We all know that AI systems pull from what already exists. How journalists describe products. How founders explain the problem they’re solving. How categories and category norms get defined over time.
The existing corpus about your brand and your category is everything. A lot of that material comes from earned and owned media, editorial context, and repeated explanation across the web. Which means PR’s core function has shifted.
PR as the library builder
PR now shapes reference material.
Every article becomes a data point. Every quote turns into reusable language. You’ve probably seen this if you monitor your AI presence with a good tool like Scrunch
If you’re planning PR for 2026, this is the mental shift: PR as library building. The trouble is that activity is easy to confuse with progress. I’ve made that mistake myself. You may have as well.

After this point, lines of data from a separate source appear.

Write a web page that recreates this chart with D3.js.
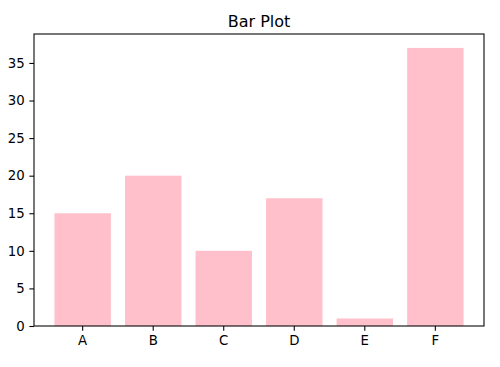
<!DOCTYPE html>
<html>
<head>
<meta charset="utf-8">
<script src="https://cdn.jsdelivr.net/npm/d3@7"></script>
<style>
html, body { margin: 0; padding: 0; background: #fff; }
svg { display: block; }
text { font-family: "DejaVu Sans", sans-serif; }
</style>
</head>
<body>
<script>
const categories = ["A", "B", "C", "D", "E", "F"];
const values = [15, 20, 10, 17, 1, 37];
const yTicks = [0, 5, 10, 15, 20, 25, 30, 35];
const title = "Bar Plot";

(function () {
const W = 500, H = 367;
const mLeft = 34, mRight = 484, mTop = 34, mBottom = 326;

const svg = d3.select("body").append("svg").attr("width", W).attr("height", H);

const x = d3.scaleBand().domain(categories).range([mLeft, mRight])
  .paddingInner(0.2).paddingOuter(0.29);
const yMax = d3.max(values) * 1.05;
const y = d3.scaleLinear().domain([0, yMax]).range([mBottom, mTop]);

svg.append("g").selectAll("rect").data(values).join("rect")
  .attr("x", (d, i) => x(categories[i]))
  .attr("width", x.bandwidth())
  .attr("y", d => y(d))
  .attr("height", d => y(0) - y(d))
  .attr("fill", "#ffc0cb");

const tickLen = 4.67, tickPad = 4.67;

const xAxis = svg.append("g").attr("transform", `translate(0,${mBottom})`)
  .call(d3.axisBottom(x).tickSize(tickLen).tickPadding(tickPad).tickSizeOuter(0));
const yAxis = svg.append("g").attr("transform", `translate(${mLeft},0)`)
  .call(d3.axisLeft(y).tickValues(yTicks).tickSize(tickLen).tickPadding(tickPad).tickSizeOuter(0));

[xAxis, yAxis].forEach(g => {
  g.select(".domain").remove();
  g.selectAll(".tick line").attr("stroke", "#000").attr("stroke-width", 1.07);
  g.selectAll(".tick text").attr("fill", "#000").style("font-size", "13.3px")
    .style("font-family", "'DejaVu Sans', sans-serif");
});

svg.append("rect").attr("x", mLeft).attr("y", mTop)
  .attr("width", mRight - mLeft).attr("height", mBottom - mTop)
  .attr("fill", "none").attr("stroke", "#000").attr("stroke-width", 1.07);

svg.append("text").attr("x", (mLeft + mRight) / 2).attr("y", 26.5)
  .attr("text-anchor", "middle").style("font-size", "16px").attr("fill", "#000")
  .text(title);
})();
</script>
</body>
</html>
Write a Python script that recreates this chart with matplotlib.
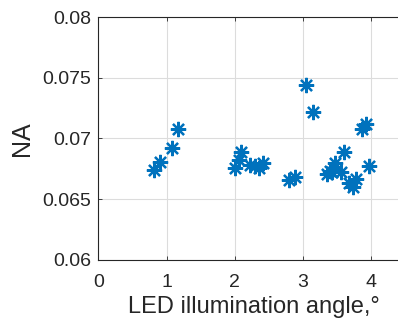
import matplotlib.pyplot as plt

# LED illumination angle (deg) vs numerical aperture
angle = [0.82, 0.91, 1.08, 1.17,
         2.00, 2.06, 2.09, 2.22, 2.29, 2.36, 2.41,
         2.79, 2.89, 3.05, 3.15,
         3.35, 3.40, 3.42, 3.47, 3.55, 3.60, 3.68, 3.73, 3.77, 3.87, 3.92, 3.97]
na = [0.0674, 0.0681, 0.0692, 0.0708,
      0.0676, 0.0682, 0.0689, 0.0678, 0.0677, 0.0676, 0.0680,
      0.0666, 0.0668, 0.0744, 0.0722,
      0.0671, 0.0673, 0.0672, 0.0680, 0.0672, 0.0689, 0.0663, 0.0660, 0.0667, 0.0708, 0.0712, 0.0677]

xticks = [0, 1, 2, 3, 4]
yticks = [0.06, 0.065, 0.07, 0.075, 0.08]
yticklabels = ["0.06", "0.065", "0.07", "0.075", "0.08"]

BLUE = "#0072BD"
DARK = "#262626"

plt.rcParams["font.family"] = ["Liberation Sans", "DejaVu Sans"]

fig = plt.figure(figsize=(3.98, 3.22), dpi=100)
ax = fig.add_axes([0.247, 0.193, 0.78, 0.754])

ax.plot(angle, na, linestyle="none", marker=(8, 2, 0), markersize=11,
        markeredgewidth=1.6, color=BLUE)

ax.set_xlim(0, 4.55)
ax.set_ylim(0.06, 0.08)
ax.set_xticks(xticks)
ax.set_yticks(yticks)
ax.set_yticklabels(yticklabels)
ax.grid(True, color="#dcdcdc", linewidth=0.8)
ax.set_axisbelow(True)

ax.tick_params(direction="in", length=3, colors=DARK, labelsize=14,
               top=True, right=True, width=0.6)
ax.tick_params(axis="x", pad=10)
ax.tick_params(axis="y", pad=5)
for s in ax.spines.values():
    s.set_color(DARK)
    s.set_linewidth(0.8)

ax.set_xlabel("LED illumination angle,°", fontsize=17, color=DARK, labelpad=4)
ax.set_ylabel("NA", fontsize=18, color=DARK, labelpad=6)

fig.savefig("out.png", dpi=100)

A flurry of articles feels productive. A big launch spike looks good in a report. But when coverage describes you differently each time, leans on vague language, or frames the problem inconsistently, it doesn’t compound.
It cancels itself out.
AI systems struggle with that kind of noise the same way humans do. There’s nothing stable to grab onto.
The brands that show up reliably in AI answers tend to share one trait. They’ve been explained the same way, by different people, in different places, over time.
That doesn’t happen by accident. A lot of PR output is forgettable by design. We’ve all written it. Feature stacks that read like a laundry list. Bullshit updates that don’t connect to anything larger.
That material doesn’t teach anyone anything.
What travels is explanation that feels grounded. Those ideas survive and reappear in reviews and affiliate articles. Eventually, they show up in AI answers.
New ways of plying the craft of PR
The consumer tech companies that punch above their weight don’t “do PR” the way most teams think about it.
They’re disciplined about language. Careful about where they show up. Willing to say no to coverage that muddies the story. They protect the narrative even when it means fewer hits in the short term.
We’re moving past volume. In crowded consumer tech categories, performance advantages narrow fast. Pricing clusters and features start to mimic each other. What stands out is how a brand is understood when everything else converges.
Memory is the new differentiator, and if PR isn’t actively shaping how your brand is remembered, it’s not doing its job in 2026.